A Reflection for Maundy Thursday
A Reflection for Maundy Thursday.
Some of you might just be old enough to remember when Buzz Aldrin and Neil Armstrong landed on the moon in July of 1968.
On the actual day of the moon landing, Buzz Aldrin wrote these word: “We awoke at 5:30 a.m., Houston time. Neil and I separated from Mike Collins in the command module. Our powered descent was right on schedule. With only seconds worth of fuel left, we touched down at 3:30 p.m. Now was the moment for Communion. So, I unstowed the elements in their flight packets. I put them and the Scripture reading on the little table in front of the abort guidance-system computer. Then I called back to Houston. ‘Houston, this is Eagle. This is Lunar Module Pilot speaking. I would like to request a few moments of silence. I would like to invite each person listening in, wherever and whomever he may be, to contemplate for a moment the events of the past few hours and to give thanks in his own individual way.’

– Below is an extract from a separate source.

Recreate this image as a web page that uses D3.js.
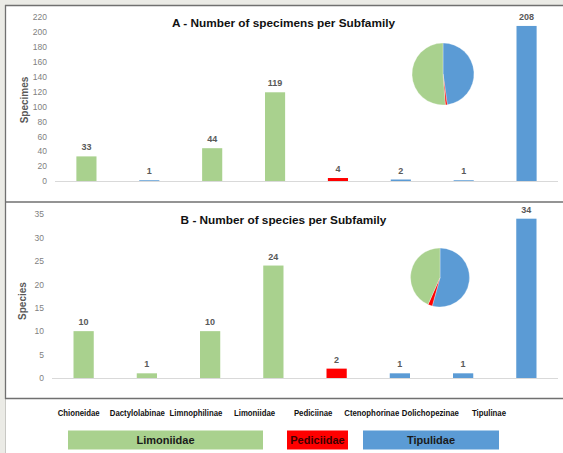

“For me, this meant taking Communion. In the blackout I opened the little plastic packages, which contained bread and wine. I poured wine into the chalice my parish had given me. In the one-sixth gravity of the moon, the wine curled slowly and gracefully up the cup. It was interesting to think that the very first liquid ever poured on the moon, and the first food eaten there, were consecrated elements. Just before I partook of the elements I read the words, which I had chosen to indicate our trust that as man probes into space, we are in fact acing in Christ. I sensed especially strongly my unity with our church back home, and with the Church everywhere. I read: ‘I am the vine, you are the branches. Whoever remains in me and I in him, will bear much fruit; for without me you do nothing.”
On this Holy “Maundy” Thursday when we cannot be in our churches due to the Coronavirus it seems even more appropriate to read of those astronauts on the moon re-enacting the Last Supper. Tonight, we can also re-enact the Last Supper in a very deeply spiritual way. Let us ponder the occasion when Jesus gathered with his disciples in that Upper Room in Jerusalem. There Jesus, a day before he died for us on the cross, instituted the Sacrament of the Holy Eucharist. In this Sacrament we receive Jesus Himself under the forms of bread and wine. On this occasion Jesus we also believe he instituted the Sacrament of Holy Orders, that is, he commissioned his apostles to go out and be his apostles among the nations.
Perhaps because of our current lock down and isolation, we might think about Buzz Aldrin and Neil Armstrong in their isolation in space. There were no others on the moon that morning except these two men. Likewise, at the Last Supper there were no other Christians on the face of the earth except for Jesus and his followers. We presuppose that Mary, the Mother of God, and other faith-filled women were there also. Yet from this small grouping would go out the seed of faith to the entire world; these people would literally take the Body and Blood of Christ to all nations.
In the Sacrament of the Holy Eucharist we make a commitment, by the grace of God with us in Jesus, to begin a new life. However, in the Gospel set for this holy day, St John substitutes the foot washing for the words of the institution of the Holy Eucharist. John uses the washing of the feet on two levels, first as a normal part of hospitality. This foot-washing regularly took place upon a person’s arrival for a meal. John says that Jesus actually washes the disciples’ feet “during supper.” Here he is alerting us to a second and deeper level of meaning, yes, foot washing can be seen as a symbolic act, but in the first-century Mediterranean world, different parts of the body were associated with various aspects of the person. The eyes and the heart represented the intellect and judgment; the mouth and ears, communication; and feet, external action, and doing. To wash another’s feet, then, carries the symbolic meaning of forgiveness, of washing away the effect of one’s actions.
John makes Jesus’ message very clear: “I have given you a model to follow, so that as I have done for you, you should do also do.” This instruction is closely tied to the only other command in John’s Gospel: “Love one another. As I have loved you, so you also should love one another” (13:34). Like Jesus, the community of disciples is called upon to love on another “to the end,” and this love requires both forgiveness and humble service.
You and I are the successors of those who gathered in the Upper Room with Jesus. Like them, we are a pretty motely bunch. Many of us, no doubt, come to reflect this day on our own waywardness, our broken promises, our sinfulness. We know that we are weak people. But Jesus said that he came to call the sick and sinners not the fit and virtuous. So, we know that we are always welcome at his table. Perhaps you like many others cannot wait to be back in Church and taking your place at the table of the Lord.